With the Feed Icon Trademark debate, I’ve become fascinated by a number of Mitchell Baker‘s recent posts on open source leadership (or perhaps more appropriately community stewardship).
Just last night we held our second coworking meeting to discuss a number of topics (of which we were able to plow through very few)… Key among them was the question of how to best open up the space for non-anchors while not overly burdening the existing key-holders. And, in opening up the space, how to we set a fair pay-for-the-time-you-use rate that doesn’t burden the project with excessive overhead or rules.

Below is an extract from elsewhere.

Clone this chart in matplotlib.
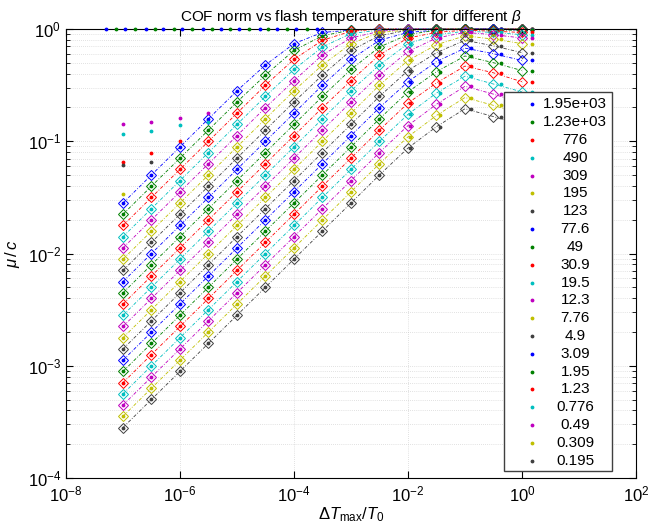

After an exhausting discussion for over an hour and a half, we had to adjourn the meeting following Brad’s Snooze Button Guideline. We covered quite a number of possibilities, from hourly rates to hosting quarterly “supporters”, but ultimately ended up without a final resolution other than to submit proposals to the mailing list for continued debate.
Here’s what’s strange about it: throughout the meeting (I can’t be sure but…) I did feel like I was sitting in the role of facilitator — not exactly the leader, but close enough. I mean, that’s a pretty common role to play, right? Most meetings need a leader of sorts, right?
So now the question that I have is, or perhaps what I’m most confused about, is what kind of leadership does the coworking project need? What kind can it stand? I agree with Mitchell that relying on the “community to decide” will moreoften than not result in disappointment or frustration for communities actually don’t decide anything, they only appear to make decisions. And yet, there is this apparent allergy in open source communities that forces the subversion of the ego and the consequent vilification of those who attempt to make a decision on behalf of the group.
Ian responds to Mitchell:
Good leaders do not make decisions – they simply help the community to make better decisions. To do this they listen well, and they think long and hard. Then, when they see the prevailing wisdom surface, they communicate those decisions more fruitfully.
…which sounds pretty good and egalitarian on the surface. In fact, not a bit unlike what they call representative government. And yet, I think that that only captures a fraction of what a leader, in the community context, really does.
It is my belief that good, reflective and responsive leadership is needed for any project to find success. But that leadership need not be hierarchical. Or dominant. Or, most of all, exclusively masculine. And it also can’t be cowardly or cow-tow to the imposing and voluminous voice of the community it serves. That’s why leadership is important; it’s not about power, it’s about clarity of purpose and of seeing things through to their desired conclusion, deterring that which threatens to scuttle the intentions of the group.
Case in point, the witch-hunt that O’Reilly recently survived suggests that communities can easily be turned into echo chambers for groupthink and channeled hostility. Without strong leadership, you’re liable to end up with a neverending succession of teapot tempests without accomplishing anything productive.
So, coming back to the meeting last night, we have goals in common, even if the path is not clear. Which is precisely the kind of opportunity in which leadership emerges — the kind that isn’t focused in any one individual but is shared among the individuals in the collective. In a very real sense, it is the BarCamp model of leadership, of self-determination, of personal responsibility and of realizing your own role in consciously creating circumstances for yourself.
The point is this: open source leadership is not a contradiction, it’s just deeply misunderstood. And it seems high time that, as we open up to serving wider markets and communities, that we learn what it really means to embrace a kind of leadership that does not rely on traditional concentrations of power or of exclusivity or malevolent competition, but instead works to helps us each reach beyond ourselves to reveal each our own potentials. I don’t know clearly what it looks like, but I do think that Mitchell is on to something and that somehow, this little coworking experiment of ours might bring us steps closer to discovering just how open, modern leadership will actually bring us forward.